- Recent study suggests that fathers who are obese are likely to increase the possibility for their daughters to acquire breast cancer
- The study was conducted on obese male mice which mated with normal weight female mice
- Result shows that female pups from obese male mice had an increase chance of developing breast cancer than pups from non-obese fathers
New research conducted by scientists at Georgetown University in Washington DC suggested that women who are conceived when their father is overweight could be at a 30 per cent higher risk of developing breast cancer.
An article written by Henry Bodkin on The Telegraph mentioned that scientists found that obese male mice which mated with normal weight females produced female pups that had an increased chance of developing breast cancer than pups from non-obese fathers.
Evidence which the researchers found pointed out that obesity changes the miRNA signature, or epigenetic regulators of gene expression, in both the father mouse’s sperm and the daughter’s breast tissue. This, they said, suggested that miRNAs may carry epigenetic information from obese fathers to their daughters.
Scientists noted that the miRNAs they identified regulate insulin receptor signalling that can be linked to alterations in body weight and other features which is associated with cancer development specifically hypoxia.
As such, the researchers disclosed that maternal obesity is believed to influence breast cancer in humans.
Meanwhile, Sonia de Assis, assistant professor in the department of oncology at Georgetown, explained that their study was done in mice.

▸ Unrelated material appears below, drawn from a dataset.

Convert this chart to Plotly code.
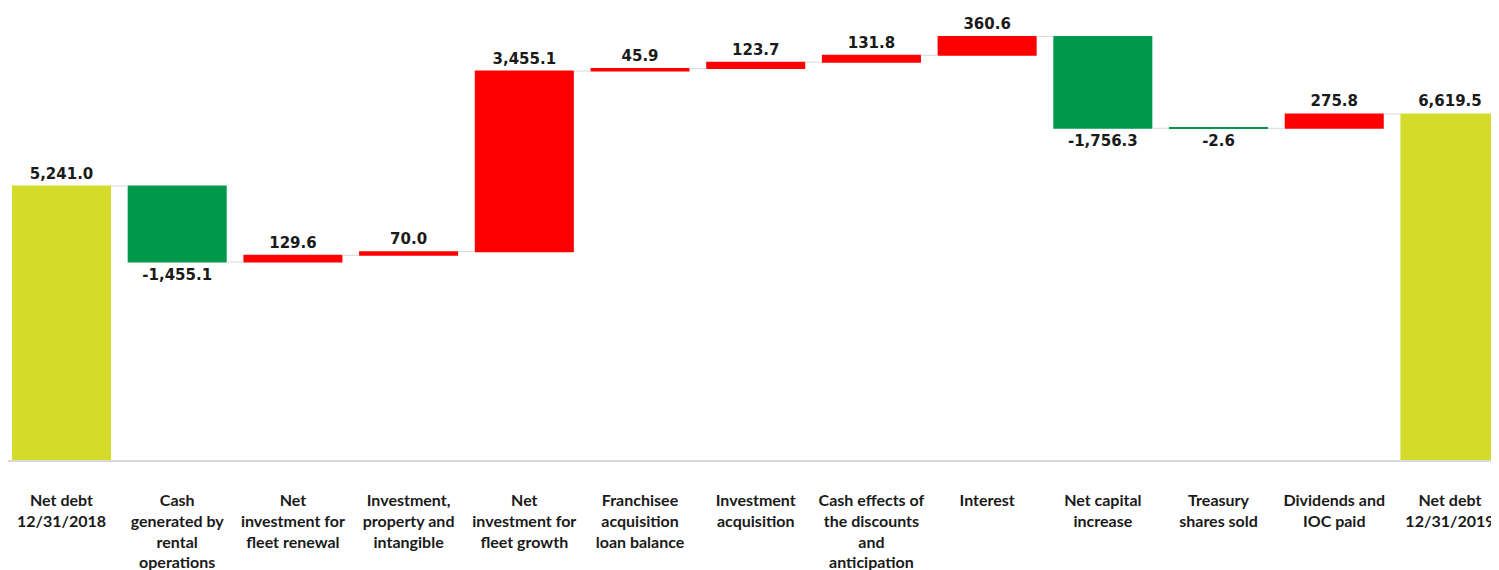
import plotly.graph_objects as go

categories = [
    "Net debt<br>12/31/2018",
    "Cash<br>generated by<br>rental<br>operations",
    "Net<br>investment for<br>fleet renewal",
    "Investment,<br>property and<br>intangible",
    "Net<br>investment for<br>fleet growth",
    "Franchisee<br>acquisition<br>loan balance",
    "Investment<br>acquisition",
    "Cash effects of<br>the discounts<br>and<br>anticipation",
    "Interest",
    "Net capital<br>increase",
    "Treasury<br>shares sold",
    "Dividends and<br>IOC paid",
    "Net debt<br>12/31/2019",
]
values = [5241.0, -1455.1, 129.6, 70.0, 3455.1, 45.9, 123.7, 131.8, 360.6, -1756.3, -2.6, 275.8, 6619.5]
measures = ["absolute"] + ["relative"] * 11 + ["total"]

labels = [f"{v:,.1f}" for v in values]

fig = go.Figure(go.Waterfall(
    x=list(range(len(categories))),
    y=values,
    measure=measures,
    text=labels,
    textposition="outside",
    textfont=dict(family="DejaVu Sans", size=15, color="#1a1a1a", weight="bold"),
    cliponaxis=False,
    increasing=dict(marker=dict(color="#FF0000")),
    decreasing=dict(marker=dict(color="#00994C")),
    totals=dict(marker=dict(color="#D4DB2A")),
    connector=dict(line=dict(color="#d9d9d9", width=1)),
    hoverinfo="skip",
))

fig.update_layout(
    width=1499, height=562,
    margin=dict(l=0, r=8, t=0, b=110, autoexpand=False),
    paper_bgcolor="white", plot_bgcolor="white",
    showlegend=False,
    waterfallgap=0.144,
    xaxis=dict(
        tickmode="array",
        tickvals=list(range(len(categories))),
        ticktext=categories,
        range=[-0.4624, 12.424],
        automargin=False,
        showgrid=False, zeroline=False,
        showline=True, linecolor="#d9d9d9", linewidth=1.5,
        ticks="", ticklabelstandoff=25,
        tickfont=dict(family="Lato", size=16, color="#1a1a1a", weight="bold"),
    ),
    yaxis=dict(range=[0, 8646], visible=False, showgrid=False, zeroline=False, automargin=False),
)

fig.write_html("out.html")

However, it recapitulates recent findings in humans which show that obese men have significant epigenetic alterations in their sperm compared to men with lean dody.
“Our animal study suggests that those epigenetic alterations in sperm may have consequences for next generation cancer risk,” the professor claimed as she further said that the next step to establish is whether the same associations apply to daughters of human fathers who are overweight at the time of conception.
In addition, de Assis said that while they have not yet fully establish the association in men, people should be advised to live a healthy body weight and lifestyle to include a balanced diet for their own welfare and offsprings, as well.